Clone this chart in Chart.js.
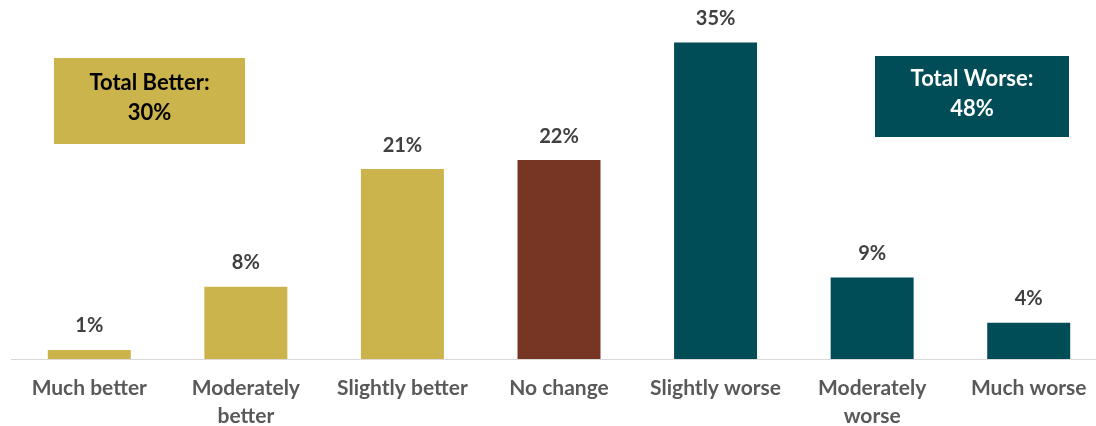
<!DOCTYPE html>
<html>
<head>
<meta charset="utf-8">
<script src="https://cdn.jsdelivr.net/npm/chart.js@4/dist/chart.umd.min.js"></script>
<style>
  html, body { margin: 0; padding: 0; background: #fff; overflow: hidden; }
  canvas { display: block; }
</style>
</head>
<body>
<canvas id="myChart" width="1118" height="426"></canvas>
<script>
const categories = ["Much better", ["Moderately", "better"], "Slightly better", "No change", "Slightly worse", ["Moderately", "worse"], "Much worse"];
const values = [1, 8, 21, 22, 35, 9, 4];
const barColors = ["#CCB44C", "#CCB44C", "#CCB44C", "#773524", "#004D58", "#004D58", "#004D58"];
const boxTexts = [["Total Better:", "30%"], ["Total Worse:", "48%"]];

const fontFam = "Lato, 'Open Sans', sans-serif";

// value labels over the bars
const barLabels = {
    id: "barLabels",
    afterDatasetsDraw(chart) {
        let ctx = chart.ctx;
        let meta = chart.getDatasetMeta(0);
        ctx.save();
        ctx.font = "bold 20px " + fontFam;
        ctx.fillStyle = "#404040";
        ctx.textAlign = "center";
        ctx.textBaseline = "middle";
        meta.data.forEach((bar, i) => {
            ctx.fillText(values[i] + "%", bar.x, bar.y - 24);
        });
        ctx.restore();
    }
};

// the two "Total" boxes
const totalBoxes = {
    id: "totalBoxes",
    afterDraw(chart) {
        let ctx = chart.ctx;
        let boxes = [
            { x: 54, y: 58, w: 191, h: 86, bg: "#CCB44C", fg: "#000000", lines: boxTexts[0] },
            { x: 875, y: 56, w: 194, h: 81, bg: "#004D58", fg: "#FFFFFF", lines: boxTexts[1] }
        ];
        ctx.save();
        boxes.forEach(b => {
            ctx.fillStyle = b.bg;
            ctx.fillRect(b.x, b.y, b.w, b.h);
            ctx.fillStyle = b.fg;
            ctx.font = "bold 22px " + fontFam;
            ctx.textAlign = "center";
            ctx.textBaseline = "middle";
            let cx = b.x + b.w / 2;
            let cy = b.y + b.h / 2 - 3;
            ctx.fillText(b.lines[0], cx, cy - 15);
            ctx.fillText(b.lines[1], cx, cy + 15);
        });
        ctx.restore();
    }
};

new Chart(document.getElementById("myChart"), {
    type: "bar",
    data: {
        labels: categories,
        datasets: [{
            data: values,
            backgroundColor: barColors,
            borderWidth: 0,
            barPercentage: 0.53,
            categoryPercentage: 1
        }]
    },
    options: {
        responsive: false,
        animation: false,
        events: [],
        layout: { padding: { left: 11, right: 11, top: 0, bottom: 0 } },
        plugins: { legend: { display: false }, tooltip: { enabled: false } },
        scales: {
            y: {
                display: false,
                min: 0,
                max: 39.7
            },
            x: {
                grid: { display: false, drawTicks: false },
                border: { display: true, color: "#D9D9D9", width: 1 },
                ticks: {
                    color: "#595959",
                    font: { family: fontFam, size: 21, weight: "bold", lineHeight: 1.35 },
                    padding: 15,
                    maxRotation: 0,
                    autoSkip: false
                },
                afterFit(scale) { scale.height = 67; }
            }
        }
    },
    plugins: [barLabels, totalBoxes]
});
</script>
</body>
</html>
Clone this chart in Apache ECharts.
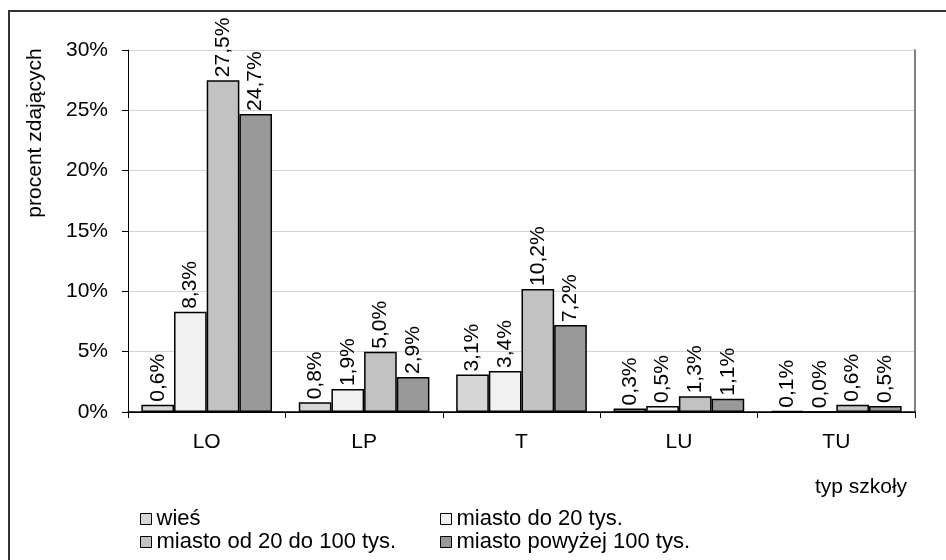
<!DOCTYPE html>
<html>
<head>
<meta charset="utf-8">
<script src="https://cdn.jsdelivr.net/npm/echarts@6/dist/echarts.min.js"></script>
<style>
html, body { margin: 0; padding: 0; background: #fff; }
#chart { width: 946px; height: 560px; }
</style>
</head>
<body>
<div id="chart"></div>
<script>
var categories = ['LO', 'LP', 'T', 'LU', 'TU']
var seriesNames = ['wieś', 'miasto do 20 tys.', 'miasto od 20 do 100 tys.', 'miasto powyżej 100 tys.']
var wies = [0.6, 0.8, 3.1, 0.3, 0.1]
var miastoDo20 = [8.3, 1.9, 3.4, 0.5, 0.0]
var miasto20do100 = [27.5, 5.0, 10.2, 1.3, 0.6]
var miastoPow100 = [24.7, 2.9, 7.2, 1.1, 0.5]
var yTicks = [0, 5, 10, 15, 20, 25, 30]

var colors = ['#d6d6d6', '#f1f1f1', '#c2c2c2', '#999999']
var font = 'Liberation Sans, Arial, sans-serif'

function pct(v) {
    return v.toFixed(1).replace('.', ',') + '%'
}

function makeSeries(name, data, i) {
    return {
        name: name,
        type: 'bar',
        data: data,
        barGap: '0%',
        barCategoryGap: '17%',
        itemStyle: {
            color: colors[i],
            borderColor: '#000',
            borderWidth: 1.5
        },
        label: {
            show: true,
            position: 'top',
            rotate: 90,
            align: 'left',
            verticalAlign: 'middle',
            distance: 3,
            color: '#000',
            fontFamily: font,
            fontSize: 21,
            formatter: function (p) { return pct(p.value) }
        },
        emphasis: { disabled: true }
    }
}

function makeLegend(names, left) {
    return {
        data: names,
        orient: 'vertical',
        left: left,
        top: 503,
        itemWidth: 11,
        itemHeight: 11,
        itemGap: 1,
        icon: 'rect',
        textStyle: { fontFamily: font, fontSize: 22, color: '#000', padding: [0, 0, 0, 0] },
        itemStyle: { borderColor: '#000', borderWidth: 1 }
    }
}

var chart = echarts.init(document.getElementById('chart'))
chart.setOption({
    animation: false,
    grid: { left: 128, right: 31, top: 50, bottom: 148 },
    legend: [
        makeLegend([seriesNames[0], seriesNames[2]], 135),
        makeLegend([seriesNames[1], seriesNames[3]], 435)
    ],
    xAxis: [
        {
            type: 'category',
            data: categories,
            axisLine: { lineStyle: { color: '#000', width: 1 } },
            axisTick: { show: true, length: 6, lineStyle: { color: '#000' } },
            axisLabel: { fontFamily: font, fontSize: 21, color: '#000', margin: 20 }
        },
        {
            type: 'category',
            data: categories,
            position: 'top',
            axisLine: { lineStyle: { color: '#000', width: 1.5 } },
            axisTick: { show: false },
            axisLabel: { show: false }
        }
    ],
    yAxis: [
        {
            type: 'value',
            min: 0,
            max: 30,
            interval: 5,
            axisLine: { show: true, lineStyle: { color: '#000' } },
            axisTick: { show: true, length: 6, lineStyle: { color: '#000' } },
            splitLine: { lineStyle: { color: '#d4d4d4', width: 1 } },
            axisLabel: {
                fontFamily: font, fontSize: 21, color: '#000', margin: 20,
                formatter: function (v) { return yTicks.indexOf(v) >= 0 ? v + '%' : '' }
            }
        },
        {
            type: 'value',
            min: 0,
            max: 30,
            interval: 5,
            position: 'right',
            axisLine: { show: true, lineStyle: { color: '#808080', width: 2 } },
            axisTick: { show: false },
            axisLabel: { show: false },
            splitLine: { show: false }
        }
    ],
    graphic: [
        {
            type: 'rect',
            shape: { x: 9, y: 11, width: 960, height: 580 },
            style: { fill: 'none', stroke: '#333', lineWidth: 2 },
            silent: true
        },
        {
            type: 'text',
            x: 35,
            y: 133,
            rotation: Math.PI / 2,
            style: {
                text: 'procent zdających',
                fontFamily: font,
                fontSize: 21,
                fill: '#000',
                align: 'center',
                verticalAlign: 'middle'
            }
        },
        {
            type: 'text',
            x: 861,
            y: 487,
            style: {
                text: 'typ szkoły',
                fontFamily: font,
                fontSize: 21,
                fill: '#000',
                align: 'center',
                verticalAlign: 'middle'
            }
        }
    ],
    series: [
        makeSeries(seriesNames[0], wies, 0),
        makeSeries(seriesNames[1], miastoDo20, 1),
        makeSeries(seriesNames[2], miasto20do100, 2),
        makeSeries(seriesNames[3], miastoPow100, 3)
    ]
})
</script>
</body>
</html>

**Objective**
Exclude the images and reproduce the remaining data exactly.

**Answer below**
Clone this chart in Chart.js.
<!DOCTYPE html>
<html>
<head>
<meta charset="utf-8">
<script src="https://cdn.jsdelivr.net/npm/chart.js@4/dist/chart.umd.min.js"></script>
<style>
  html, body { margin: 0; padding: 0; background: #fff; overflow: hidden; }
  canvas { display: block; }
</style>
</head>
<body>
<canvas id="myChart" width="1118" height="426"></canvas>
<script>
const categories = ["Much better", ["Moderately", "better"], "Slightly better", "No change", "Slightly worse", ["Moderately", "worse"], "Much worse"];
const values = [1, 8, 21, 22, 35, 9, 4];
const barColors = ["#CCB44C", "#CCB44C", "#CCB44C", "#773524", "#004D58", "#004D58", "#004D58"];
const boxTexts = [["Total Better:", "30%"], ["Total Worse:", "48%"]];

const fontFam = "Lato, 'Open Sans', sans-serif";

// value labels over the bars
const barLabels = {
    id: "barLabels",
    afterDatasetsDraw(chart) {
        let ctx = chart.ctx;
        let meta = chart.getDatasetMeta(0);
        ctx.save();
        ctx.font = "bold 20px " + fontFam;
        ctx.fillStyle = "#404040";
        ctx.textAlign = "center";
        ctx.textBaseline = "middle";
        meta.data.forEach((bar, i) => {
            ctx.fillText(values[i] + "%", bar.x, bar.y - 24);
        });
        ctx.restore();
    }
};

// the two "Total" boxes
const totalBoxes = {
    id: "totalBoxes",
    afterDraw(chart) {
        let ctx = chart.ctx;
        let boxes = [
            { x: 54, y: 58, w: 191, h: 86, bg: "#CCB44C", fg: "#000000", lines: boxTexts[0] },
            { x: 875, y: 56, w: 194, h: 81, bg: "#004D58", fg: "#FFFFFF", lines: boxTexts[1] }
        ];
        ctx.save();
        boxes.forEach(b => {
            ctx.fillStyle = b.bg;
            ctx.fillRect(b.x, b.y, b.w, b.h);
            ctx.fillStyle = b.fg;
            ctx.font = "bold 22px " + fontFam;
            ctx.textAlign = "center";
            ctx.textBaseline = "middle";
            let cx = b.x + b.w / 2;
            let cy = b.y + b.h / 2 - 3;
            ctx.fillText(b.lines[0], cx, cy - 15);
            ctx.fillText(b.lines[1], cx, cy + 15);
        });
        ctx.restore();
    }
};

new Chart(document.getElementById("myChart"), {
    type: "bar",
    data: {
        labels: categories,
        datasets: [{
            data: values,
            backgroundColor: barColors,
            borderWidth: 0,
            barPercentage: 0.53,
            categoryPercentage: 1
        }]
    },
    options: {
        responsive: false,
        animation: false,
        events: [],
        layout: { padding: { left: 11, right: 11, top: 0, bottom: 0 } },
        plugins: { legend: { display: false }, tooltip: { enabled: false } },
        scales: {
            y: {
                display: false,
                min: 0,
                max: 39.7
            },
            x: {
                grid: { display: false, drawTicks: false },
                border: { display: true, color: "#D9D9D9", width: 1 },
                ticks: {
                    color: "#595959",
                    font: { family: fontFam, size: 21, weight: "bold", lineHeight: 1.35 },
                    padding: 15,
                    maxRotation: 0,
                    autoSkip: false
                },
                afterFit(scale) { scale.height = 67; }
            }
        }
    },
    plugins: [barLabels, totalBoxes]
});
</script>
</body>
</html>
Clone this chart in Apache ECharts.
<!DOCTYPE html>
<html>
<head>
<meta charset="utf-8">
<script src="https://cdn.jsdelivr.net/npm/echarts@6/dist/echarts.min.js"></script>
<style>
html, body { margin: 0; padding: 0; background: #fff; }
#chart { width: 946px; height: 560px; }
</style>
</head>
<body>
<div id="chart"></div>
<script>
var categories = ['LO', 'LP', 'T', 'LU', 'TU']
var seriesNames = ['wieś', 'miasto do 20 tys.', 'miasto od 20 do 100 tys.', 'miasto powyżej 100 tys.']
var wies = [0.6, 0.8, 3.1, 0.3, 0.1]
var miastoDo20 = [8.3, 1.9, 3.4, 0.5, 0.0]
var miasto20do100 = [27.5, 5.0, 10.2, 1.3, 0.6]
var miastoPow100 = [24.7, 2.9, 7.2, 1.1, 0.5]
var yTicks = [0, 5, 10, 15, 20, 25, 30]

var colors = ['#d6d6d6', '#f1f1f1', '#c2c2c2', '#999999']
var font = 'Liberation Sans, Arial, sans-serif'

function pct(v) {
    return v.toFixed(1).replace('.', ',') + '%'
}

function makeSeries(name, data, i) {
    return {
        name: name,
        type: 'bar',
        data: data,
        barGap: '0%',
        barCategoryGap: '17%',
        itemStyle: {
            color: colors[i],
            borderColor: '#000',
            borderWidth: 1.5
        },
        label: {
            show: true,
            position: 'top',
            rotate: 90,
            align: 'left',
            verticalAlign: 'middle',
            distance: 3,
            color: '#000',
            fontFamily: font,
            fontSize: 21,
            formatter: function (p) { return pct(p.value) }
        },
        emphasis: { disabled: true }
    }
}

function makeLegend(names, left) {
    return {
        data: names,
        orient: 'vertical',
        left: left,
        top: 503,
        itemWidth: 11,
        itemHeight: 11,
        itemGap: 1,
        icon: 'rect',
        textStyle: { fontFamily: font, fontSize: 22, color: '#000', padding: [0, 0, 0, 0] },
        itemStyle: { borderColor: '#000', borderWidth: 1 }
    }
}

var chart = echarts.init(document.getElementById('chart'))
chart.setOption({
    animation: false,
    grid: { left: 128, right: 31, top: 50, bottom: 148 },
    legend: [
        makeLegend([seriesNames[0], seriesNames[2]], 135),
        makeLegend([seriesNames[1], seriesNames[3]], 435)
    ],
    xAxis: [
        {
            type: 'category',
            data: categories,
            axisLine: { lineStyle: { color: '#000', width: 1 } },
            axisTick: { show: true, length: 6, lineStyle: { color: '#000' } },
            axisLabel: { fontFamily: font, fontSize: 21, color: '#000', margin: 20 }
        },
        {
            type: 'category',
            data: categories,
            position: 'top',
            axisLine: { lineStyle: { color: '#000', width: 1.5 } },
            axisTick: { show: false },
            axisLabel: { show: false }
        }
    ],
    yAxis: [
        {
            type: 'value',
            min: 0,
            max: 30,
            interval: 5,
            axisLine: { show: true, lineStyle: { color: '#000' } },
            axisTick: { show: true, length: 6, lineStyle: { color: '#000' } },
            splitLine: { lineStyle: { color: '#d4d4d4', width: 1 } },
            axisLabel: {
                fontFamily: font, fontSize: 21, color: '#000', margin: 20,
                formatter: function (v) { return yTicks.indexOf(v) >= 0 ? v + '%' : '' }
            }
        },
        {
            type: 'value',
            min: 0,
            max: 30,
            interval: 5,
            position: 'right',
            axisLine: { show: true, lineStyle: { color: '#808080', width: 2 } },
            axisTick: { show: false },
            axisLabel: { show: false },
            splitLine: { show: false }
        }
    ],
    graphic: [
        {
            type: 'rect',
            shape: { x: 9, y: 11, width: 960, height: 580 },
            style: { fill: 'none', stroke: '#333', lineWidth: 2 },
            silent: true
        },
        {
            type: 'text',
            x: 35,
            y: 133,
            rotation: Math.PI / 2,
            style: {
                text: 'procent zdających',
                fontFamily: font,
                fontSize: 21,
                fill: '#000',
                align: 'center',
                verticalAlign: 'middle'
            }
        },
        {
            type: 'text',
            x: 861,
            y: 487,
            style: {
                text: 'typ szkoły',
                fontFamily: font,
                fontSize: 21,
                fill: '#000',
                align: 'center',
                verticalAlign: 'middle'
            }
        }
    ],
    series: [
        makeSeries(seriesNames[0], wies, 0),
        makeSeries(seriesNames[1], miastoDo20, 1),
        makeSeries(seriesNames[2], miasto20do100, 2),
        makeSeries(seriesNames[3], miastoPow100, 3)
    ]
})
</script>
</body>
</html>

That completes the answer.